In Wasseypur, Ramadhir Singh’s comments are stage managed—through framing, background music, and dialogue—to be self-reflexive so as to distinguish the viewers who laugh at Ramadhir Singh’s dialogues from those who laugh at, say, Munnabhai’s. The ironic use of Ramadhir’s disdain for cinema gives its audience a barely hidden second layer of meaning which they discover in delight. Through this discovery of irony, the film flatters its audience into accepting its—and by extension, their—superiority. This is, increasingly, the coded message that Kashyap’s films have nested with them: lulling its audience into an acceptance of what is increasingly touted as “the real/gritty/offbeat”.

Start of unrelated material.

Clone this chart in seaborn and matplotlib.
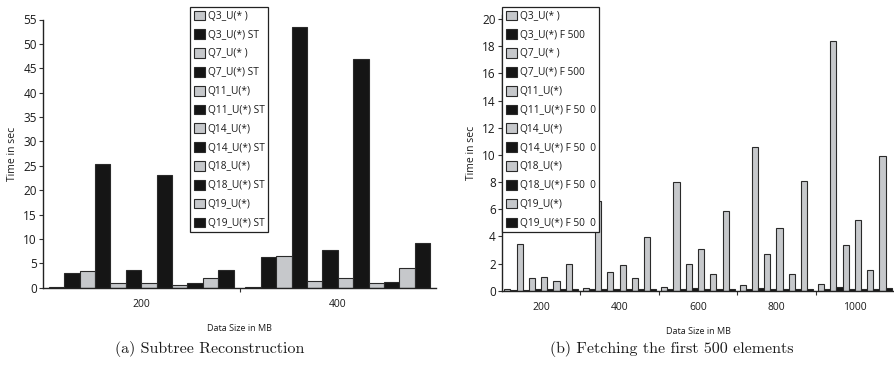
import numpy as np
import pandas as pd
import seaborn as sns
import matplotlib.pyplot as plt

# data
series_a = ["Q3_U(* )", "Q3_U(*) ST", "Q7_U(* )", "Q7_U(*) ST", "Q11_U(*)", "Q11_U(*) ST",
            "Q14_U(*)", "Q14_U(*) ST", "Q18_U(*)", "Q18_U(*) ST", "Q19_U(*)", "Q19_U(*) ST"]
series_b = ["Q3_U(* )", "Q3_U(*) F 500", "Q7_U(* )", "Q7_U(*) F 500", "Q11_U(*)", "Q11_U(*) F 50  0",
            "Q14_U(*)", "Q14_U(*) F 50  0", "Q18_U(*)", "Q18_U(*) F 50  0", "Q19_U(*)", "Q19_U(*) F 50  0"]

sizes_a = ["200", "400"]
a_200 = [0.2, 3.1, 3.4, 25.3, 0.9, 3.6, 0.9, 23.2, 0.6, 0.9, 2.0, 3.7]
a_400 = [0.2, 6.2, 6.6, 53.5, 1.4, 7.7, 1.9, 46.8, 0.9, 1.1, 4.0, 9.1]

sizes_b = ["200", "400", "600", "800", "1000"]
b_200 = [0.15, 0.05, 3.45, 0.05, 0.9, 0.1, 1.0, 0.1, 0.7, 0.15, 2.0, 0.1]
b_400 = [0.2, 0.1, 6.6, 0.1, 1.35, 0.15, 1.9, 0.1, 0.9, 0.1, 3.95, 0.15]
b_600 = [0.3, 0.1, 8.0, 0.15, 2.0, 0.2, 3.1, 0.1, 1.2, 0.1, 5.85, 0.15]
b_800 = [0.45, 0.1, 10.6, 0.2, 2.7, 0.15, 4.65, 0.1, 1.2, 0.1, 8.1, 0.15]
b_1000 = [0.5, 0.1, 18.4, 0.25, 3.35, 0.1, 5.2, 0.1, 1.5, 0.1, 9.9, 0.2]

GRAY = "#c6c8cb"
BLACK = "#151515"


def long_df(sizes, groups, series):
    rows = []
    for s, vals in zip(sizes, groups):
        for name, v in zip(series, vals):
            rows.append({"size": s, "series": name, "time": v})
    return pd.DataFrame(rows)


df_a = long_df(sizes_a, [a_200, a_400], series_a)
df_b = long_df(sizes_b, [b_200, b_400, b_600, b_800, b_1000], series_b)

sns.set_style("ticks")
plt.rcParams["font.family"] = ["Open Sans", "DejaVu Sans"]
plt.rcParams["text.color"] = "#1a1a1a"
plt.rcParams["xtick.color"] = "#1a1a1a"
plt.rcParams["ytick.color"] = "#1a1a1a"
plt.rcParams["axes.labelcolor"] = "#1a1a1a"

W, H = 894, 369
fig = plt.figure(figsize=(W / 100, H / 100), dpi=100)


def px_axes(x0, y_top, x1, y_bot):
    return fig.add_axes([x0 / W, 1 - y_bot / H, (x1 - x0) / W, (y_bot - y_top) / H])


def draw(ax, df, series, sizes, ymax, yticks, leg_x):
    sns.barplot(data=df, x="size", y="time", hue="series", hue_order=series, order=sizes,
                palette=[GRAY, BLACK] * 6, width=0.94, edgecolor="#2a2a2a", linewidth=0.8,
                saturation=1, ax=ax)
    n = len(sizes)
    ax.set_xlim(-0.5, n - 0.5)
    ax.set_ylim(0, ymax)
    ax.set_yticks(yticks)
    # boundary ticks (unlabelled) and centred labels
    ax.set_xticks(np.arange(n - 1) + 0.5)
    ax.set_xticklabels([])
    ax.set_xticks(np.arange(n), minor=True)
    ax.set_xticklabels(sizes, minor=True)
    ax.tick_params(axis="x", which="major", direction="out", length=3, width=0.8, color="#333333")
    ax.tick_params(axis="x", which="minor", length=0, pad=8, labelsize=7.5)
    ax.tick_params(axis="y", direction="out", length=3, width=0.8, labelsize=8.5, pad=1.5, color="#333333")
    for side in ["top", "right"]:
        ax.spines[side].set_visible(False)
    for side in ["left", "bottom"]:
        ax.spines[side].set_linewidth(1.0)
        ax.spines[side].set_color("#222222")
    ax.set_xlabel("Data Size in MB", fontsize=6.5, labelpad=10)
    ax.set_ylabel("Time in sec", fontsize=7.5, labelpad=4)
    handles, labels = ax.get_legend_handles_labels()
    ax.legend(handles, labels, loc="upper left", bbox_to_anchor=(leg_x / W, 1 - 7 / H),
              bbox_transform=fig.transFigure, borderaxespad=0, frameon=True, fancybox=False,
              edgecolor="#222222", framealpha=1, fontsize=7.3, handlelength=1.1, handleheight=1.1,
              handletextpad=0.3, labelspacing=0.74, borderpad=0.35)
    ax.get_legend().get_frame().set_linewidth(0.9)


ax_a = px_axes(43, 19.5, 436, 287.7)
draw(ax_a, df_a, series_a, sizes_a, 55, range(0, 56, 5), 190)

ax_b = px_axes(502, 15, 894, 290.7)
draw(ax_b, df_b, series_b, sizes_b, 20.3, range(0, 21, 2), 502)

fig.text(210 / W, 1 - 349 / H, "(a) Subtree Reconstruction", ha="center", va="center",
         fontsize=11.5, family="cmr10")
fig.text(672 / W, 1 - 349 / H, "(b) Fetching the first 500 elements", ha="center", va="center",
         fontsize=11.5, family="cmr10")

fig.savefig("out.png", dpi=100)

While promoting Gangs of Wasseypur, Kashyap compared it to No Smoking, a film whose spectacular failure was prefigured in its description as being “Eternal Sunshine [of the Spotless Mind] meets Kafka meets something else”.
His response to the failure of No Smoking—“I can understand that the audience may not have seen, say, a Bob Fosse, from which No Smoking draws inspiration. However, I expected the critics to understand it.”—is reminiscent of the deranged death row inmate in Last Train to Mahakali, who screams, “People don’t deserve me. Sab darey huve hain; kuch nayi cheez dekhein do dar jathey, saale.” (They are scared; they see anything new, and it scares them.) In contrast, Kashyap claimed Gangs of Wasseypur was “very accessible. It is there everywhere–B-centre, C-centre. Everybody will get the film because it’s not at all unfathomable. It is not No Smoking. That’s how simple it is and the characters of the film are not deep too. For Gangs, there is nothing that you really need to crack your brains behind it. It’s just a simple story.”

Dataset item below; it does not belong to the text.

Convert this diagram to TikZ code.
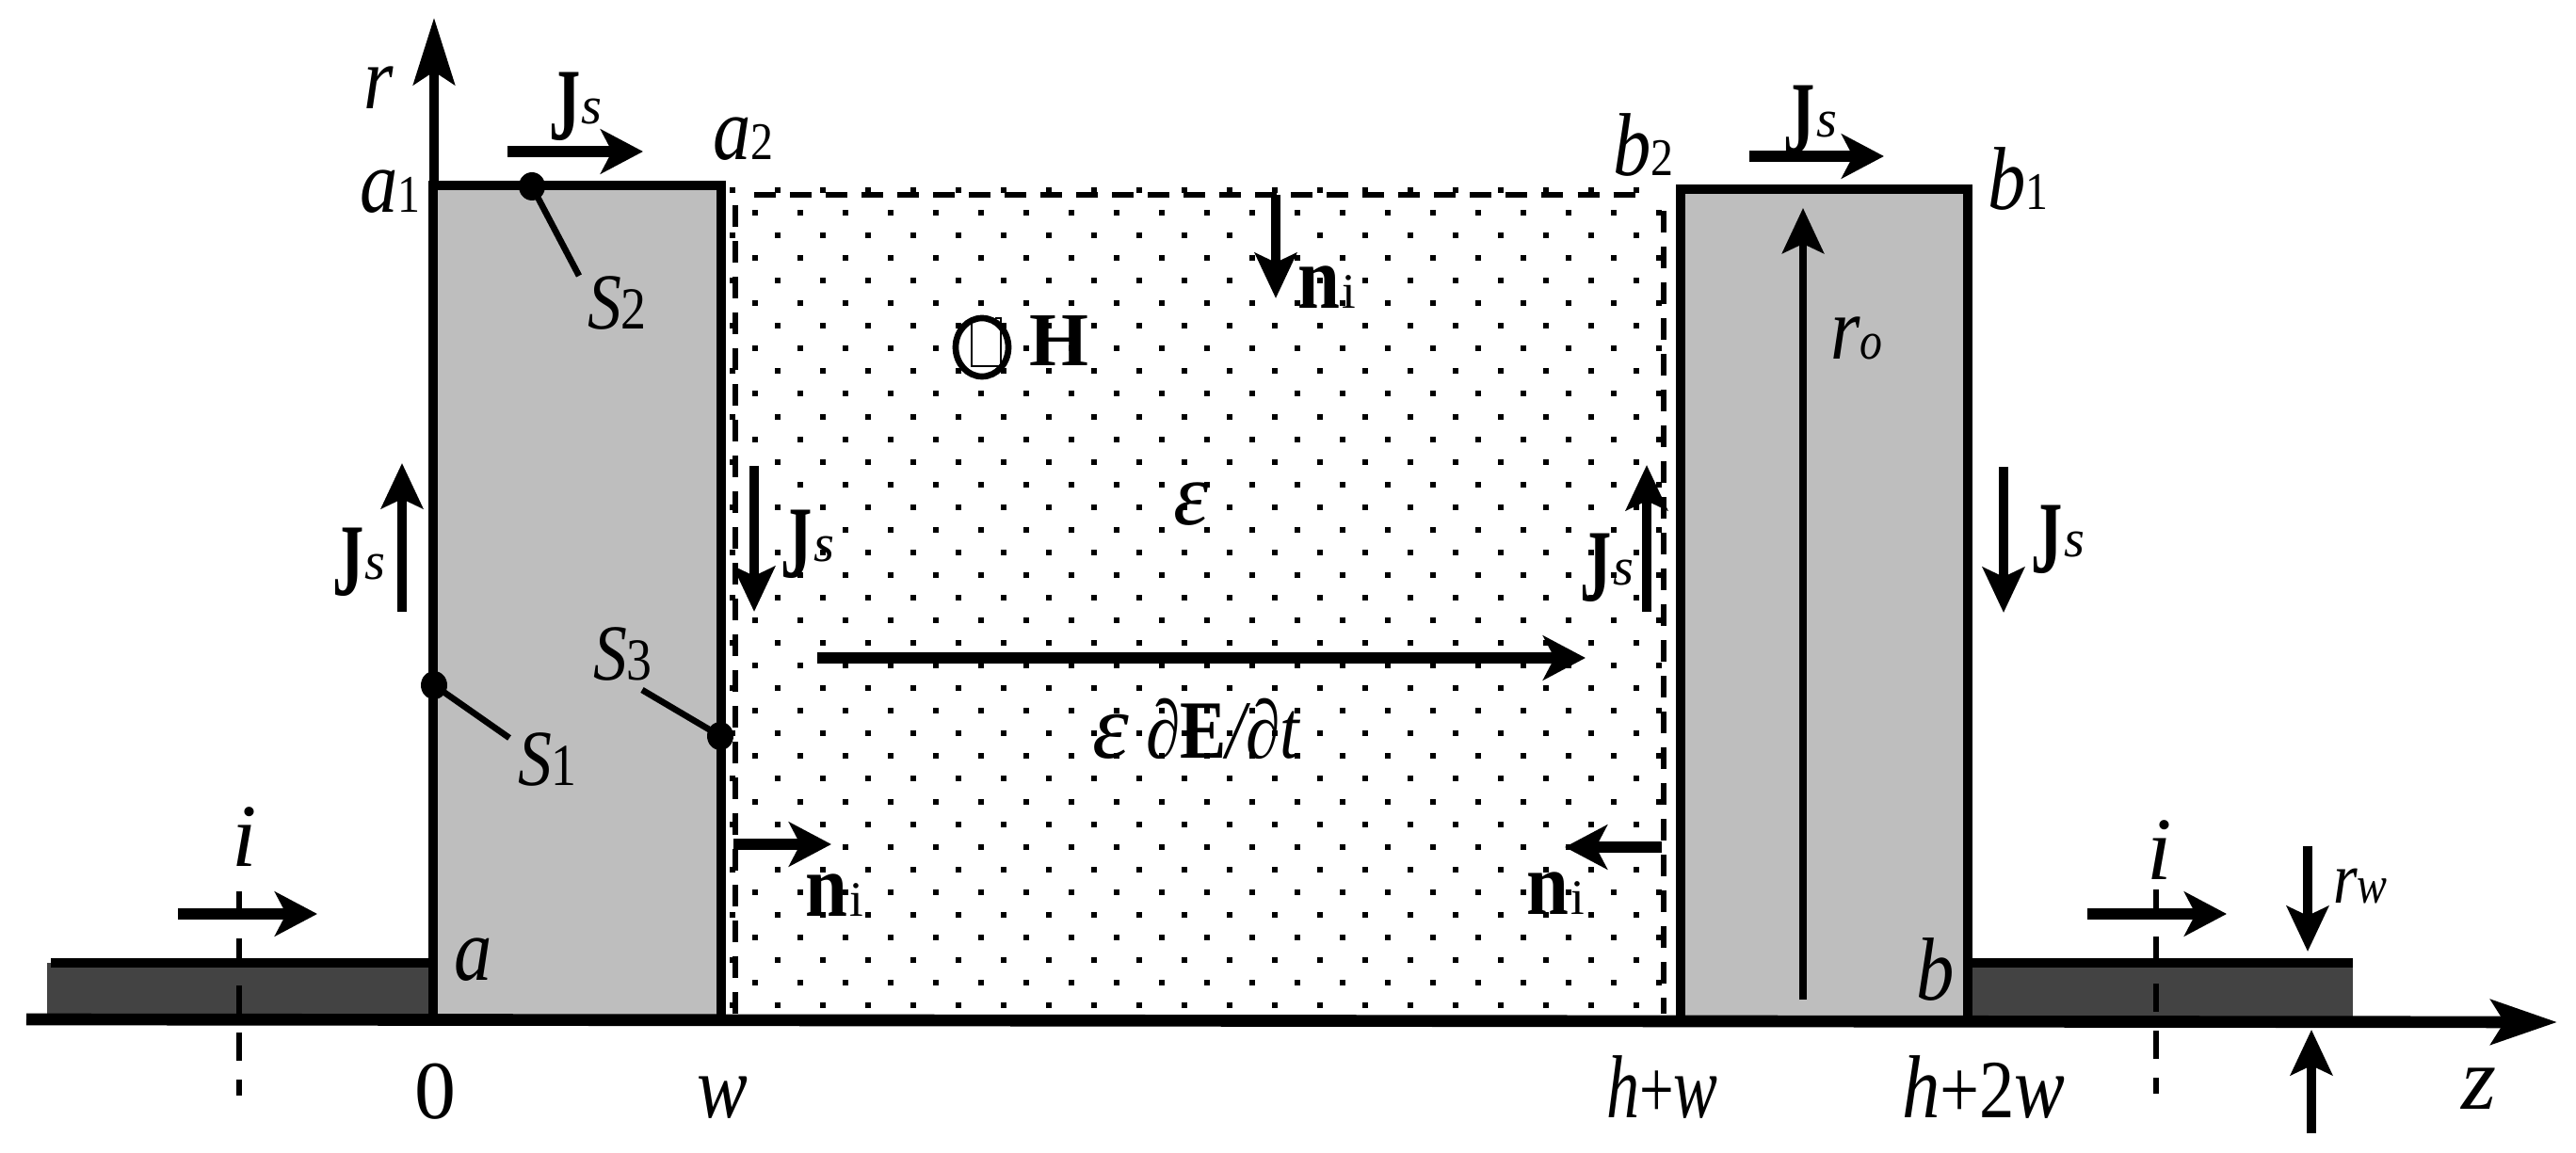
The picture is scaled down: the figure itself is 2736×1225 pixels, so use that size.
\documentclass[tikz,border=0pt]{standalone}
\usepackage{fontspec}
\setmainfont{Liberation Serif}
\usetikzlibrary{arrows.meta}
\definecolor{blockgrey}{HTML}{BEBEBE}
\definecolor{wiredark}{HTML}{434343}
\newcommand{\fsz}[1]{\fontsize{#1pt}{#1pt}\selectfont}
\newcommand{\nar}[1]{\scalebox{0.85}[1]{#1}}
\newcommand{\mainit}[1]{{\fsz{27}\itshape #1}}
\newcommand{\subit}[1]{{\fsz{16}\itshape #1}}
\newcommand{\subrm}[1]{{\fsz{16}#1}}
\newcommand{\Jsym}{\raisebox{-0.16cm}{\scalebox{0.7}[1.15]{\fsz{27}\bfseries J}}\kern0.5pt{\fsz{16}\itshape s}}
\newcommand{\nsym}{\scalebox{0.85}[1]{\fsz{27}\bfseries n}\kern0.6pt{\fsz{15}i}}
\tikzset{
  x=0.01cm,y=-0.01cm,
  lab/.style={anchor=base west,inner sep=0pt,outer sep=0pt,text=black},
  bigarrow/.style={line width=3.3pt,-{Stealth[length=0.45cm,width=0.47cm,inset=0.12cm]}},
  thinarrow/.style={line width=2.8pt,-{Stealth[length=0.48cm,width=0.44cm,inset=0.1cm]}},
  outline/.style={line width=2.7pt,line join=miter},
  topline/.style={line width=2.9pt},
  leader/.style={line width=1.9pt},
  dashv/.style={line width=1.95pt,dash pattern=on 0.23cm off 0.15cm},
  dashh/.style={line width=1.95pt,dash pattern=on 0.23cm off 0.15cm},
  centre/.style={line width=1.8pt,dash pattern=on 0.30cm off 0.20cm},
}
\begin{document}
\begin{tikzpicture}
\useasboundingbox (0,0) rectangle (2736,1225);
\fill[white] (0,0) rectangle (2736,1225);
% dots
\foreach \k in {0,2,...,34}{\foreach \j in {0,...,20}{\fill ({802+48*\j-3},{226+24.06*\k-3}) rectangle +(6,6);}}
\foreach \k in {-1,1,...,35}{\foreach \j in {0,...,20}{\fill ({778+48*\j-3},{226+24.06*\k-3}) rectangle +(6,6);}}
% dashed surface
\draw[dashh] (801,207) -- (1744,207);
\draw[dashv] (781,218) -- (781,1077);
\draw[dashv] (1767,224) -- (1767,1077);
% blocks and wires
\fill[blockgrey] (460,197) rectangle (766,1080);
\fill[blockgrey] (1785,201) rectangle (2090,1080);
\fill[wiredark] (50,1023) rectangle (460,1080);
\fill[wiredark] (2090,1023) rectangle (2499,1080);
\draw[outline] (460,1080) -- (460,197);
\draw[outline] (766,197) -- (766,1080);
\draw[outline] (1785,1080) -- (1785,201);
\draw[outline] (2090,201) -- (2090,1080);
\draw[topline] (455,197) -- (771,197);
\draw[topline] (1780,201) -- (2095,201);
\draw[topline] (54,1023) -- (460,1023);
\draw[topline] (2090,1023) -- (2499,1023);
% centre lines of the wire
\draw[centre] (254,947) -- (254,1164);
\draw[centre] (2290,945) -- (2290,1162);
% axes
\coordinate (zstart) at (28,1083);
\coordinate (ztip) at (2716,1086);
\coordinate (rstart) at (461,197);
\coordinate (rtip) at (461,19);
\draw[line width=3.6pt,-{Stealth[length=0.7cm,width=0.47cm,inset=0.14cm]}] (zstart) -- (ztip);
\draw[line width=2.6pt,-{Stealth[length=0.71cm,width=0.44cm,inset=0.14cm]}] (rstart) -- (rtip);
% current arrows
\draw[bigarrow] (189,971) -- (337,971);
\draw[bigarrow] (2217,971) -- (2365,971);
\draw[bigarrow] (539,161) -- (683,161);
\draw[bigarrow] (1858,166) -- (2001,166);
\draw[bigarrow] (868,699) -- (1684,699);
\draw[bigarrow] (779,897) -- (883,897);
\draw[bigarrow] (1765,900) -- (1662,900);
\draw[thinarrow] (427,650) -- (427,492);
\draw[thinarrow] (801,495) -- (801,650);
\draw[thinarrow] (1749,650) -- (1749,494);
\draw[thinarrow] (2128,496) -- (2128,651);
\draw[thinarrow] (1355,207) -- (1355,317);
\draw[thinarrow,line width=2.3pt] (1915,1062) -- (1915,221);
\draw[thinarrow] (2451,899) -- (2451,1011);
\draw[thinarrow] (2455,1204) -- (2455,1094);
% surface markers
\fill (565,198) circle[x radius=14,y radius=15];
\fill (461,728) circle[x radius=14,y radius=15];
\fill (765,782) circle[x radius=14,y radius=15];
\coordinate (sb) at (615,293);
\coordinate (sa) at (541,784);
\coordinate (sc) at (682,733);
\draw[leader] (565,198) -- (sb);
\draw[leader] (461,728) -- (sa);
\draw[leader] (765,782) -- (sc);
% H symbol
\fill[white] (1043,369) circle[x radius=26,y radius=29];
\draw[line width=0.45pt] (1032,340) -- (1032,389) -- (1063,389) -- (1063,338) -- (1057,338);
\draw[line width=1.9pt] (1043,369) circle[x radius=28,y radius=31];
% labels
\node[lab] (lr) at (386,116) {\nar{\mainit{r}}};
\node[lab] (la1) at (382,226) {\nar{\mainit{a}\subrm{1}}};
\node[lab] (la2) at (757,170) {\nar{\mainit{a}\subrm{2}}};
\node[lab] (lb1) at (2111,223) {\nar{\mainit{b}\subrm{1}}};
\node[lab] (lb2) at (1713,187) {\nar{\mainit{b}\subrm{2}}};
\node[lab] (lS2) at (624,350) {\nar{{\fsz{24}\itshape S}{\fsz{18}2}}};
\node[lab] (lS1) at (550,834) {\nar{{\fsz{24}\itshape S}{\fsz{18}1}}};
\node[lab] (lS3) at (630,722) {\nar{{\fsz{24}\itshape S}{\fsz{18}3}}};
\node[lab] (lJa) at (583,132) {\Jsym};
\node[lab] (lJb) at (1894,146) {\Jsym};
\node[lab] (lJc) at (353,616) {\Jsym};
\node[lab] (lJd) at (829,597) {\Jsym};
\node[lab] (lJe) at (1678,622) {\Jsym};
\node[lab] (lJf) at (2157,592) {\Jsym};
\node[lab] (ln1) at (1378,328) {\nsym};
\node[lab] (ln2) at (855,973) {\nsym};
\node[lab] (ln3) at (1621,971) {\nsym};
\node[lab] (lH) at (1093,389) {{\fsz{23}\bfseries H}};
\node[lab] (leps) at (1246,558) {\mainit{ε}};
\node[lab] (ldeps) at (1160,806) {{\fsz{28}\itshape ε}};
\node[lab] (lde) at (1217,806) {\scalebox{0.84}[1]{{\fsz{25}\itshape ∂{\bfseries\upshape E}/∂t}}};
\node[lab] (lro) at (1944,382) {\nar{\mainit{r}\subit{o}}};
\node[lab] (lrw) at (2478,959) {\nar{{\fsz{22}\itshape r}\subit{w}}};
\node[lab] (la) at (482,1041) {\nar{\mainit{a}}};
\node[lab] (lb) at (2035,1062) {\nar{\mainit{b}}};
\node[lab] (lil) at (246,920) {\mainit{i}};
\node[lab] (lir) at (2280,934) {\mainit{i}};
\node[lab] (l0) at (440,1188) {{\fsz{25}0}};
\node[lab] (lw) at (740,1187) {\nar{\mainit{w}}};
\node[lab] (lhw) at (1706,1187) {\scalebox{0.74}[1]{\mainit{h}{\fsz{25}+}\mainit{w}}};
\node[lab] (lh2w) at (2020,1187) {\scalebox{0.85}[1]{\mainit{h}{\fsz{25}+2}\mainit{w}}};
\node[lab] (lz) at (2614,1178) {\mainit{z}};
\end{tikzpicture}
\end{document}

He risks suggesting that a film populated with lower class small town characters is the same as being “not deep” and that an inscrutable film populated with urbane characters is inherently sophisticated, to signal to his elite audience that while they were invited to empathise with the urbane characters of No Smoking, they could simply laugh at the characters in Wasseypur. It is this same aspirational class logic that leads him to portray, in Gulaal, the dissenting poet figure (Piyush Mishra) as a Lennon-inspired character who wears Lennon’s photo on a pendant. To signal the character’s status as rebel, he uses the easiest rebel icon of the English-speaking elite classes.
There is no doubting
the significance or popularity of the films made by Banerjee and Kashyap. The
fact that critics are already referring to “the kind of cinema that Anurag
Kashyap and Dibakar Banerjee make” makes this a significant comparison. Their
cinema points to a growing market for a rootless elite that, disenchanted with
the technicolour dreams of liberalisation, is looking for cultural production
that shows them the “real/gritty/offbeat” New India out there.

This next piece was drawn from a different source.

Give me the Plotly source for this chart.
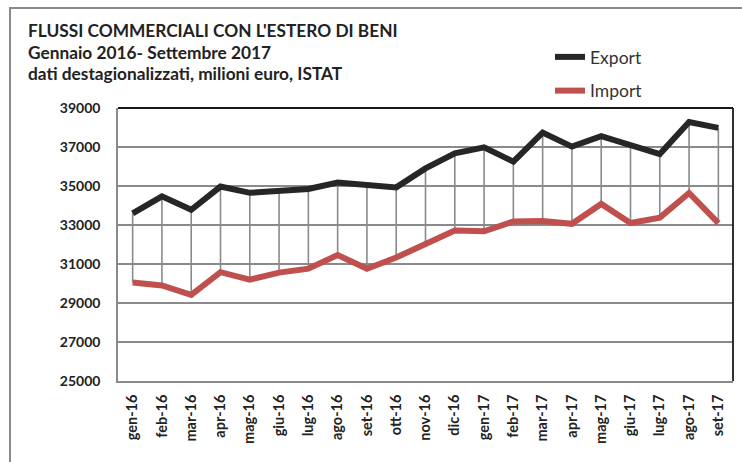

What is nothing less than astonishing about the films of Kashyap and Banerjee is the fact that this new middle stream consists of their contrasting takes on more or less same themes. This not only makes theirs a most unusual middle stream, but also points to the polarising times we live in where there are such contrasting takes playing to the same audiences. However, the fact that these films are consumed by the same elite audiences also points to the resilience of consumption, where anything, even—especially, perhaps—such radically different cultural products can be consumed with equal ease.